College of Arts and Sciences


Hayes Mizell Research Award

The Hayes Mizell Research Award is given annually to two students in African American Studies for exceptional research and writing projects that use the M. Hayes Mizell Papers, housed at the Manuscript Division of the Caroliniana Library. The awardee will receive a $500 stipend for their research and writing.

Criteria for Award

  1. Applicants must be a junior or senior African American Studies major or minor.
  2. Submit a one-page proposal describing the direction of the proposed research and highlight a possible faculty mentor. For more detailed information about the archival holdings in the collection, examine the collection Finding Aid: M. Hayes Mizell Papers, 1952-2005, University of South Carolina.
  3. The proposed research project does not have to focus on Mizell’s career.

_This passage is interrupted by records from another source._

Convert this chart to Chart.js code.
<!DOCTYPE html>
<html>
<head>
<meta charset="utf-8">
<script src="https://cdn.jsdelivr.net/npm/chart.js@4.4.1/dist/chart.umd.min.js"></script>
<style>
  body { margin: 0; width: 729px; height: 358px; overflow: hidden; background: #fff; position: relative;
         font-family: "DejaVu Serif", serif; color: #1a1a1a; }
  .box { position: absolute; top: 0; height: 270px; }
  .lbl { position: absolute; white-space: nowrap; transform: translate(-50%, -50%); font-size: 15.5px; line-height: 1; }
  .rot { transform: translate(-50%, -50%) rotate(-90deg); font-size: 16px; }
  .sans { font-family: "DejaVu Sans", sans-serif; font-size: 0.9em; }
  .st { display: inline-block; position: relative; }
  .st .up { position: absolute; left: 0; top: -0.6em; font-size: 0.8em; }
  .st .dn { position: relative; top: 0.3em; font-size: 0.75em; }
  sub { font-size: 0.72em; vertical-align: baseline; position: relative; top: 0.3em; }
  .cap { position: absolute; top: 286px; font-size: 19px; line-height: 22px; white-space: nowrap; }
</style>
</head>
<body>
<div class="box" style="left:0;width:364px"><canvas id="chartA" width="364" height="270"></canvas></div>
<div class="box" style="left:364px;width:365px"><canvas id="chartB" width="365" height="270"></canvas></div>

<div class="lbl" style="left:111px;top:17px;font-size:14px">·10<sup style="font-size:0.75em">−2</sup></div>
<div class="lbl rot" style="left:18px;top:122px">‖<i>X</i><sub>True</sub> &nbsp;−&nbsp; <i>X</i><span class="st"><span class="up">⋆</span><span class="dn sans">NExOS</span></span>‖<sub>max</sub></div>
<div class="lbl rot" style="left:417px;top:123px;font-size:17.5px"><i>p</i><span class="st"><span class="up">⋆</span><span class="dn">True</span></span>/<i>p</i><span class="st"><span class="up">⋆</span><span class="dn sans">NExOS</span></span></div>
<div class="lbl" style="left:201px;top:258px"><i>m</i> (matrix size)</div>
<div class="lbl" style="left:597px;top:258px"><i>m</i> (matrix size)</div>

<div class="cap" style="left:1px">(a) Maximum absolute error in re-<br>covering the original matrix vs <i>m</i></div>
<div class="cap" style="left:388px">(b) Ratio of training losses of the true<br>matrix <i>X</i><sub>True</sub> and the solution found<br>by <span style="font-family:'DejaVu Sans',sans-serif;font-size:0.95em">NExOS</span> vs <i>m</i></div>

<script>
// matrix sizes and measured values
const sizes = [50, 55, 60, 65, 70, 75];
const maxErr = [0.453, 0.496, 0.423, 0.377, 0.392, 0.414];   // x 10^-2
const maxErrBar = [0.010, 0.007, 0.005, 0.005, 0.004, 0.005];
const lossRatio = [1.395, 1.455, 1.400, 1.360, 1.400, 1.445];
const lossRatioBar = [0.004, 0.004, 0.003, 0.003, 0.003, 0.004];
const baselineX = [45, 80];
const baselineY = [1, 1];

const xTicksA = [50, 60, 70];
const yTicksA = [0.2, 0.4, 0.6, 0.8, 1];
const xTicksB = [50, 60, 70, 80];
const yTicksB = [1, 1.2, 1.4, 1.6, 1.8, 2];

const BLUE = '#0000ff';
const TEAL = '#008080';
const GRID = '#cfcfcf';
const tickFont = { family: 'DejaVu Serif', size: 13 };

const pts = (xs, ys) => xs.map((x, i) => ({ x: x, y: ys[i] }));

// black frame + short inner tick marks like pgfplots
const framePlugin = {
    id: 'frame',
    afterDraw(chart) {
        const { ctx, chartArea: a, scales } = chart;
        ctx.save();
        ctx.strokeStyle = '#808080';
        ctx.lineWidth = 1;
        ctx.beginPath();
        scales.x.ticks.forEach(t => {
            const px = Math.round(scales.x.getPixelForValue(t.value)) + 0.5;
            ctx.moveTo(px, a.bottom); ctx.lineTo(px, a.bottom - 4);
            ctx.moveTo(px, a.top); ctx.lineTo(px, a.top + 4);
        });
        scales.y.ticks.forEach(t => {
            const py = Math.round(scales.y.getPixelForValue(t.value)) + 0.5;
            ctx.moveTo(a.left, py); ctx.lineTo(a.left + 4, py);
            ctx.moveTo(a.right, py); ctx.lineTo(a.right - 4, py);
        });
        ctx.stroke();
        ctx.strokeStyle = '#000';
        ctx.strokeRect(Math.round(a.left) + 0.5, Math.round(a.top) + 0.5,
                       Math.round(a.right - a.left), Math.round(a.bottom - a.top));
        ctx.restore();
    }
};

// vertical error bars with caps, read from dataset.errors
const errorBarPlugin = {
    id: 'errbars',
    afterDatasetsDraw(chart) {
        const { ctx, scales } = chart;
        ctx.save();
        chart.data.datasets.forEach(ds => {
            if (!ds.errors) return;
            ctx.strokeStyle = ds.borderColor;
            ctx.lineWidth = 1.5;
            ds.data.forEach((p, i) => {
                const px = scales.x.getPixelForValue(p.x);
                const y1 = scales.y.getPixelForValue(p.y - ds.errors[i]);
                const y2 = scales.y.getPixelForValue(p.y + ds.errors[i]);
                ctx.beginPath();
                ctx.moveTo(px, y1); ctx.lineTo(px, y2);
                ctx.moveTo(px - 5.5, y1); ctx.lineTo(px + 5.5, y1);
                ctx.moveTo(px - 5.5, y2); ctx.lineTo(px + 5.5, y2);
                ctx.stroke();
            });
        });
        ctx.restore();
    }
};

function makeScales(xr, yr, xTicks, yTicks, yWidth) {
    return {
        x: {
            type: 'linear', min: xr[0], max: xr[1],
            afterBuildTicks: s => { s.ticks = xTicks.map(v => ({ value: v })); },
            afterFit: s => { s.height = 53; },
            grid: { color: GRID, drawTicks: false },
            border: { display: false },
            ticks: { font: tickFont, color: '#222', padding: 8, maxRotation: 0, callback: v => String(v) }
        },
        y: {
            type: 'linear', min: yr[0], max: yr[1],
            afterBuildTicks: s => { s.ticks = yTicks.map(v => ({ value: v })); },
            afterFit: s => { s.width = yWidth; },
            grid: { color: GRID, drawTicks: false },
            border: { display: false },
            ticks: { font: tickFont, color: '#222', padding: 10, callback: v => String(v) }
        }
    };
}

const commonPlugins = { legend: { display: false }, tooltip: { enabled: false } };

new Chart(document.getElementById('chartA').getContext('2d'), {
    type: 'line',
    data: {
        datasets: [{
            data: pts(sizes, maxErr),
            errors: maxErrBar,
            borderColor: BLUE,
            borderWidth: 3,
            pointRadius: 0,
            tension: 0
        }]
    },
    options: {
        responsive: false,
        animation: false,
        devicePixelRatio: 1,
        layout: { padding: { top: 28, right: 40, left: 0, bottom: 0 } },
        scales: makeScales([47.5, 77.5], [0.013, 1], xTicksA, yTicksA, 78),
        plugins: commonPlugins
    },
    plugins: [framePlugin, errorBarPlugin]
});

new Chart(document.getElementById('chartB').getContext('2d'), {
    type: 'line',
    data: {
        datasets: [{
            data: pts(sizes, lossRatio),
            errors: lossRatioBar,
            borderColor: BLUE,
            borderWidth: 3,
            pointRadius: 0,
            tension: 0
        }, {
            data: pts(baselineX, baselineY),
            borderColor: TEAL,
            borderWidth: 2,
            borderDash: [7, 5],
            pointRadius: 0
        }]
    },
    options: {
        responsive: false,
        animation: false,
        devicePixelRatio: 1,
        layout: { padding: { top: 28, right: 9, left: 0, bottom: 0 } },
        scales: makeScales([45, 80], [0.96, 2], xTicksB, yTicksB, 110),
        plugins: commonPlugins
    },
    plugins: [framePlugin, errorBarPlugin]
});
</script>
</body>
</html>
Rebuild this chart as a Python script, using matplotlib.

The student need only use the Mizell Hayes Papers to complete their research paper.
  4. A final version of the research paper must be completed and approved by an AFAM Studies faculty member.

Hayes Mizell

During a brief stint as a history graduate student at the University of South Carolina in the early 1960s, Hayes Mizell participated in sit-ins at segregated lunch counters and peaceful demonstrations to fully integrate the university campus. His student activism drew Mizell away from a life in academia and into a position as director of the National Student Association’s Southern Student Human Relations Project. As director of this project, Mizell promoted student activism and civil rights work on various southern college campuses. In 1966, Mizell began a long relationship with the American Friends Service Committee (AFSC), a Quaker organization committed to social justice, when joined their Desegregation Task Force. His initial position was as a program representative monitoring desegregation in South Carolina, and for the next 20 years, Mizell worked with AFSC in various capacities, including continued desegregation monitoring locally and nationally, work on the improvement of public education throughout the state of South Carolina, and advocacy for disadvantaged youth. Based on his many years of public service, the M. Hayes Mizell Papers offer extensive primary materials in the areas of civil rights, school desegregation, educational reform, and child advocacy.